Fixing this critical problem would prove to be Shilling's greatest claim to fame. In 1940, she innovated a special metal disk, similar to a washer, to regulate the fuel flow and effectively prevent stalling.

Officially, her device was known as the RAE restrictor, but as Shilling began touring RAF bases to distribute her quick-save, she made such an impression on the officers that they began calling it "Miss Shilling's orifice" or "Tilly's orifice," because of the puncture in the center of the disk. The innuendo, I'm sure, does not require elaboration.

The restrictor quickly became an integral feature of RAF aircraft, and Shilling was celebrated as a crucial contributor to the eventual Allied victory, receiving the Order of the British Empire in 1948. She continued to work for RAE until her retirement in 1969, and she remained active in the aerospace engineering and racing communities until her death at 81.

Despite the eventful and consequential life Shilling led, she remains one of the many little-known female figures in science history.

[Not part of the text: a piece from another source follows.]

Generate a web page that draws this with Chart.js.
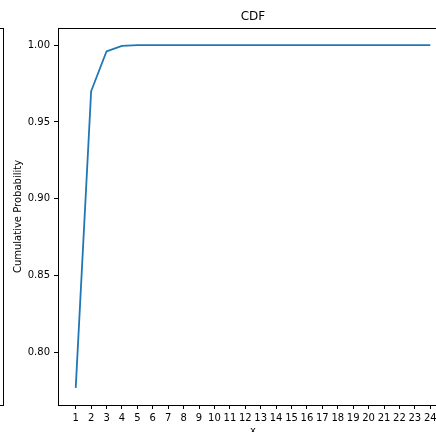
<!DOCTYPE html>
<html>
<head>
<meta charset="utf-8">
<script src="https://cdn.jsdelivr.net/npm/chart.js@4/dist/chart.umd.min.js"></script>
<style>
  html, body { margin: 0; padding: 0; background: #fff; overflow: hidden; }
  #wrap { position: relative; width: 436px; height: 432px; overflow: hidden; }
  #cdf { position: absolute; left: 0; top: 0; }
  /* edge of the neighbouring subplot */
  #prev { position: absolute; left: -20px; top: 28px; width: 22px; height: 376px; border: 1px solid #000; }
</style>
</head>
<body>
<div id="wrap">
  <div id="prev"></div>
  <canvas id="cdf" width="498" height="445"></canvas>
</div>
<script>
// cumulative probability per x
const xValues = [1, 2, 3, 4, 5, 6, 7, 8, 9, 10, 11, 12, 13, 14, 15, 16, 17, 18, 19, 20, 21, 22, 23, 24];
const cdfValues = [0.777, 0.970, 0.996, 0.9995, 0.99995, 1, 1, 1, 1, 1, 1, 1, 1, 1, 1, 1, 1, 1, 1, 1, 1, 1, 1, 1];
const yTicks = [0.80, 0.85, 0.90, 0.95, 1.00];

const titleText = 'CDF';
const xTitle = 'x';
const yTitle = 'Cumulative Probability';

const font = 'DejaVu Sans';

// matplotlib-style 5% margins around the data
const xPad = (xValues[xValues.length - 1] - xValues[0]) * 0.05;
const yMin = Math.min(...cdfValues), yMax = Math.max(...cdfValues);
const yPad = (yMax - yMin) * 0.05;

// closed frame around the plot area (top/right spines)
const frame = {
  id: 'frame',
  afterDraw(chart) {
    const {ctx, chartArea: a} = chart;
    ctx.save();
    ctx.strokeStyle = '#000';
    ctx.lineWidth = 1;
    ctx.strokeRect(Math.round(a.left) + 0.5, Math.round(a.top) + 0.5,
                   Math.round(a.right - a.left), Math.round(a.bottom - a.top));
    ctx.restore();
  }
};

const axisStyle = {
  border: { display: true, color: '#000', width: 1 },
  grid: { display: true, drawOnChartArea: false, drawTicks: true, tickLength: 4, color: '#000', lineWidth: 1 }
};

new Chart(document.getElementById('cdf'), {
  type: 'line',
  data: {
    datasets: [{
      data: xValues.map((x, i) => ({ x: x, y: cdfValues[i] })),
      borderColor: '#1f77b4',
      borderWidth: 1.8,
      borderJoinStyle: 'round',
      pointRadius: 0,
      tension: 0,
      fill: false
    }]
  },
  options: {
    responsive: false,
    animation: false,
    layout: { padding: { left: 0, top: 0, right: 50, bottom: 0 } },
    plugins: {
      legend: { display: false },
      tooltip: { enabled: false },
      title: {
        display: true,
        text: titleText,
        fullSize: false,
        color: '#000',
        font: { family: font, size: 12, weight: 'normal' },
        padding: { top: 10, bottom: 3.6 }
      }
    },
    scales: {
      x: {
        type: 'linear',
        min: xValues[0] - xPad,
        max: xValues[xValues.length - 1] + xPad,
        ...axisStyle,
        afterBuildTicks: s => { s.ticks = xValues.map(v => ({ value: v })); },
        afterFit: s => { s.height = 40; },
        ticks: {
          autoSkip: false,
          maxRotation: 0,
          padding: 3,
          color: '#000',
          font: { family: font, size: 10 },
          callback: v => String(v)
        },
        title: {
          display: true,
          text: xTitle,
          color: '#000',
          font: { family: font, size: 10 },
          padding: { top: 0, bottom: 8 }
        }
      },
      y: {
        type: 'linear',
        min: yMin - yPad,
        max: yMax + yPad,
        ...axisStyle,
        afterBuildTicks: s => { s.ticks = yTicks.map(v => ({ value: v })); },
        afterFit: s => { s.width = 58; },
        ticks: {
          padding: 4,
          color: '#000',
          font: { family: font, size: 10 },
          callback: v => Number(v).toFixed(2)
        },
        title: {
          display: true,
          text: yTitle,
          color: '#000',
          font: { family: font, size: 10 },
          padding: { top: 12, bottom: 0 }
        }
      }
    }
  },
  plugins: [frame]
});
</script>
</body>
</html>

Beyond a few engineering history enthusiasts or patrons of Shilling's namesake pub in Farnborough, few people know who she was or what she achieved for the war effort, women's empowerment, and the racing community.

Indeed, the only biography of Shilling, authored by Matthew Freudenberg and entitled Negative Gravity, was published in 2003, and copies are now so rare that they are selling for between $100 and $440 on Amazon. Anyone looking for ripe fodder for their next biopic or miniseries would have a hard time coming up with a better subject than this freewheeling, thrill-seeking, feminist gearhead. Hint hint.